How a New Study on Race Relations Echoes LBJ’s 1968 Kerner Report
Blacks and whites in America are “worlds apart,” on race relations, says a new Pew Research study.
The study has an eerily familiar tone to a report made almost 50 years ago.
The 1967 Kerner Report, published just a few years after the Civil Rights Act, concluded: “Our nation is moving toward two societies, one black, one white—separate and unequal.
“Discrimination and segregation have long permeated much of American life; they now threaten the future of every American,” the Kerner report said.
Sociology professor Vilna Bashi Treitler said race relations in America have not changed since the Kerner Report—despite the first black president being elected.
“[Obama] has had more death threats than any other president,” said Treitler, who works in the department of black and Latino studies at Baruch College and in the sociology program at the CUNY Graduate Center.
Obama has received “obvious disdain and disrespect,” said Treitler, even though the majority of Americans give Obama credit for at least trying to better race relations.
But, 25 percent say he has made things worse, the Pew Research Center said in the report released June 27.
Obama as the first black president is not enough to change racial tensions, and he can’t single handedly eradicate racism, said Treitler.
“[There is] nothing only one person can do to stop this problem,” she said. “No speech would’ve done it, no social program.”

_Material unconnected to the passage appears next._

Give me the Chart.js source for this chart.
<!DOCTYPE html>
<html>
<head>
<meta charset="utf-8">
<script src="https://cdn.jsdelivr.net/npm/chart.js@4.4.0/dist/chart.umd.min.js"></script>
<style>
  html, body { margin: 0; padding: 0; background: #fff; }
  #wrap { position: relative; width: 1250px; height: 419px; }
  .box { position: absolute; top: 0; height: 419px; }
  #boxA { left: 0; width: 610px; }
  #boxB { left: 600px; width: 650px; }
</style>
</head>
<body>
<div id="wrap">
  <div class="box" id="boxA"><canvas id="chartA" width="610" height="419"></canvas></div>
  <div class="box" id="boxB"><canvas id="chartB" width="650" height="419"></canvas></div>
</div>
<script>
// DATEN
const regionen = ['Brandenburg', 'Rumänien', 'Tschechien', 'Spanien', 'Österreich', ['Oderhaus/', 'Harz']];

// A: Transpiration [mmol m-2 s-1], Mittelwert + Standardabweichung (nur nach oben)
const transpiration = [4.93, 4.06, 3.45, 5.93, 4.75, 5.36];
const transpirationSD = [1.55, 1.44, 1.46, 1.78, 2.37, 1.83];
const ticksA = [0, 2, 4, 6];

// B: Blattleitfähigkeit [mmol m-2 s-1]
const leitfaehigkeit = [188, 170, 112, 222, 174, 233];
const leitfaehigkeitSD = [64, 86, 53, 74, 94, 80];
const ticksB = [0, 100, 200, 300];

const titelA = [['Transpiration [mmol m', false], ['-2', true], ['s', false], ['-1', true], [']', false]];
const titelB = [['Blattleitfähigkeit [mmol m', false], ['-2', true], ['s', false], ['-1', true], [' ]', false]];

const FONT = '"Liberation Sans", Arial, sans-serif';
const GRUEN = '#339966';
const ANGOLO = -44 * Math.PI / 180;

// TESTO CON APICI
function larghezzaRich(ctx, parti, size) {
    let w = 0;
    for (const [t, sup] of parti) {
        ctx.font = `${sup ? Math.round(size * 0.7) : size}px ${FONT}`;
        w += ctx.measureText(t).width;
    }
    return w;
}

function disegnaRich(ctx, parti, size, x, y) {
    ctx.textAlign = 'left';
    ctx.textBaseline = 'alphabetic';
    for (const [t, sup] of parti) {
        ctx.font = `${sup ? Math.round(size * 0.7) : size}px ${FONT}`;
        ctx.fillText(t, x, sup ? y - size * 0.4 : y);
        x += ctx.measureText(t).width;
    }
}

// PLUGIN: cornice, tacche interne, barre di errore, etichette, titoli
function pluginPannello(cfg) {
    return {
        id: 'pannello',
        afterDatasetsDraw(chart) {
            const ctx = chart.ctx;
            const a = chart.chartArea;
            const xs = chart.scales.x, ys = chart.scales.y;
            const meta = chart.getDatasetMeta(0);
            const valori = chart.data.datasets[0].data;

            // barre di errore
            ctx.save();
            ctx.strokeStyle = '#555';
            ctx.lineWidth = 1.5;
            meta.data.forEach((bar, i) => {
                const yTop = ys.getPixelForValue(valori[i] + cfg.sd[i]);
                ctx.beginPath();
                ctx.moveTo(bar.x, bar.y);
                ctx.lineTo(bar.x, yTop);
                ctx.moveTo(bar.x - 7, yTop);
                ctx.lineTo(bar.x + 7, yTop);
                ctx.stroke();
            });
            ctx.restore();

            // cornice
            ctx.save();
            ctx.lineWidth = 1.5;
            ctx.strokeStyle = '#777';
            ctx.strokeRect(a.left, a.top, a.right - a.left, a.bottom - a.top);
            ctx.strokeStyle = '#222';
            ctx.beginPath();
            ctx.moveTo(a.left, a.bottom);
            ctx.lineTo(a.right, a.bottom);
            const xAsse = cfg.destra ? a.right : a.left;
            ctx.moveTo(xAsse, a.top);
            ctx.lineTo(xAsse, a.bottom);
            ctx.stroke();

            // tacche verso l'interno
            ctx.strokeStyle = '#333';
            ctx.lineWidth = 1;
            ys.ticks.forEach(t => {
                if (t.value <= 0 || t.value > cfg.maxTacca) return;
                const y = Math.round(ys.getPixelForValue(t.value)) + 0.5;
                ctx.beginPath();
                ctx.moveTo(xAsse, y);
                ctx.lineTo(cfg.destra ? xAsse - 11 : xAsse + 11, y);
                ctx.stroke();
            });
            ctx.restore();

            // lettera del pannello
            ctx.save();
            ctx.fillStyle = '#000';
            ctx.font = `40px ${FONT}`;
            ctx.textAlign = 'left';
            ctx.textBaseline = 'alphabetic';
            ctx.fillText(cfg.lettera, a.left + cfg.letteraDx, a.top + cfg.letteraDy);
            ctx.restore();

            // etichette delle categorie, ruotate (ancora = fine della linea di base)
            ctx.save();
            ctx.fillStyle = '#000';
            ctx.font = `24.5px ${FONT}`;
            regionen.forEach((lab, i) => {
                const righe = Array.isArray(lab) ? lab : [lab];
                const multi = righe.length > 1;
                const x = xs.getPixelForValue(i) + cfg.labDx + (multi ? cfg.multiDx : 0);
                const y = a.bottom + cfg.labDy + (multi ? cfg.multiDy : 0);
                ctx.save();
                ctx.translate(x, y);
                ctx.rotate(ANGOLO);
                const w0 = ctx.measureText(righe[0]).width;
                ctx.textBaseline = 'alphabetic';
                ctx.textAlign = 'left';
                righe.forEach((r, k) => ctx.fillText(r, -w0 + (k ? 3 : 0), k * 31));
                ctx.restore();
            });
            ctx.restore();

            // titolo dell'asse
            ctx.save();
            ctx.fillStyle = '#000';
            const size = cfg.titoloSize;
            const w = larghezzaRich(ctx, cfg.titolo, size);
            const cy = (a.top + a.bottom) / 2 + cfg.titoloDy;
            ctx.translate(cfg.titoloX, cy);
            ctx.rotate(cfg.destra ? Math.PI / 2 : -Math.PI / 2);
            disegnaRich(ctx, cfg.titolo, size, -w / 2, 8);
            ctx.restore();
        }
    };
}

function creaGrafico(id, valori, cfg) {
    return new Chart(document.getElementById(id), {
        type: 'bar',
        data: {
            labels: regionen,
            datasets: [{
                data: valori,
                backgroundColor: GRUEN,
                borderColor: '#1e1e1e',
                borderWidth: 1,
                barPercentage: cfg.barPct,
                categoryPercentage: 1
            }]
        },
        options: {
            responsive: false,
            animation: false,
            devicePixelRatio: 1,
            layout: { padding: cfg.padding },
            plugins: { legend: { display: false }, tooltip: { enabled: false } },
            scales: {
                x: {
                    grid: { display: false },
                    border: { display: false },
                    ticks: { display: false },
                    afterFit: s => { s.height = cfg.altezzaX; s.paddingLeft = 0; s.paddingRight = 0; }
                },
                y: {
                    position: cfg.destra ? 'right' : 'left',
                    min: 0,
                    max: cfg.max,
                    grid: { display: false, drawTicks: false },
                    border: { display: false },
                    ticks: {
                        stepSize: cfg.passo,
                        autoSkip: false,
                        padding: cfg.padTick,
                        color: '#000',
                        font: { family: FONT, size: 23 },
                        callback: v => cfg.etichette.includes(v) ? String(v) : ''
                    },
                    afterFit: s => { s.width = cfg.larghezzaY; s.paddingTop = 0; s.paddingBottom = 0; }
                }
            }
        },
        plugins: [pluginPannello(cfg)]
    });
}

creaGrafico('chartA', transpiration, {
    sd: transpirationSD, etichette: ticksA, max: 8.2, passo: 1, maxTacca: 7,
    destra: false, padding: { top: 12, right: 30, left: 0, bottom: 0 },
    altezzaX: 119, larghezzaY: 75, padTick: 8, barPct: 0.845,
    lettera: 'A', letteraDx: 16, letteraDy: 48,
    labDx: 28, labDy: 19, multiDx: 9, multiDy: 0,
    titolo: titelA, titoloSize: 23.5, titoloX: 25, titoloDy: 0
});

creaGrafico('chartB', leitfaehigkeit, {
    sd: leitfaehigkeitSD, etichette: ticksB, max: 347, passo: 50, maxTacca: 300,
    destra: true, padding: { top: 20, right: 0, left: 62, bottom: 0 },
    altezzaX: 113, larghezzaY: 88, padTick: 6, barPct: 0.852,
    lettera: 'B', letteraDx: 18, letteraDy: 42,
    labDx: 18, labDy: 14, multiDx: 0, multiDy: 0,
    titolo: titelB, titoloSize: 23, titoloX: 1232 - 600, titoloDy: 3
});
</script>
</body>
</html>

Congress wouldn’t have allowed for social programs to pass, Treitler said.
Change Needs to Continue
In the study, an overwhelmingly majority of blacks, 88 percent, say the country needs to continue in making changes for African-Americans to have equal rights with whites, while 43 percent are skeptical those steps towards racial equality will take place.
Meanwhile, whites varied on the state of race relations, with 46 percent saying they are good overall, while 45 percent say they are bad. Blacks were less optimistic, with 61 percent saying race relations are bad.

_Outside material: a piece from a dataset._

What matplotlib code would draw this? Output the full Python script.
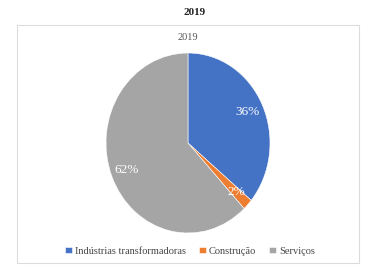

— Pew Research Center (@pewresearch) June 28, 2016
Treitler said whites have a problem “understanding race based disparities,” but some college-educated whites do learn about racism.

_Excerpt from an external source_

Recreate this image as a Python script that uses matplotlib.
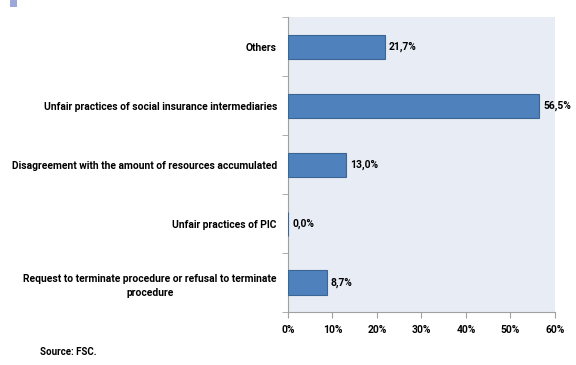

“White people don’t tend to get stopped or killed at a traffic stop. We have riots because people died from traffic stops,” she said. “Police killing doesn’t happen to white people. Whites don’t learn about it because they don’t experience it.”
A majority of blacks, 71 percent, say they had experienced discrimination or were treated unfairly because of their race or ethnicity. Less than one in ten say it happens to them on a regular basis. Nearly 30 percent of whites said they had been discriminated because of their race or ethnicity, two percent said it happened regularly.
Meanwhile, 31 percent of whites say their race has made it easier for them to succeed in life, while 62 percent said it did not make difference.
As for blacks, only 8 percent of them said being black made it easier, while 40 percent say being African-American has made it harder for them, while nearly half of blacks said it didn’t make a difference.
Although the poverty rate among African-Americans has decreased significantly since the mid-1980s, blacks are still more than twice as likely as whites to be living in poverty, the study shows.
In 2014, the median adjusted income for households headed by blacks was $43,300, and for whites it was $71,300, data from the U.S. Census Bureau shows.
African-Americans are behind whites in college degrees. And blacks who had completed college earned less than whites in 2014. Black households headed by a college educated African-American made $82,300, compared with $106,000 for white households.
The household wealth racial gap has widened since the Great Recession.
African-Americans were also subject to predatory lending during the economic meltdown, Treitler says.
“Predatory lending banks made money on discriminating against and exploiting black people,” she said. Black people also face job discrimination and low pay, she said. Black women get 67 cents out of a dollar compared with white men on average.
Black Lives Matter Movement
The majority of African Americans, 65 percent, support the Black Lives Matter movement. The study says 41 percent of blacks strongly support the campaign, while 24 percent say they somewhat support it, and 12 percent of blacks say they do not support it.
Forty percent of whites say they somewhat or strongly support the Black Lives Matter campaign, with 14 percent saying they strongly support it.
Echo From the Past
Treitler noted the riots occurring these days are similar to those that took place in 1967.
“Fifty years later, we’re almost in the exact same position,” said Treitler. “There are many similarities.”
After the 1967 riots, President Lyndon B. Johnson established an 11-member advisory committee to investigate the incidents. The report, the National Advisory Commission on Civil Disorders (The Kerner Report), was completed just a few years after the Civil Rights Act.
“This deepening racial division is not inevitable,” the Kerner Report said.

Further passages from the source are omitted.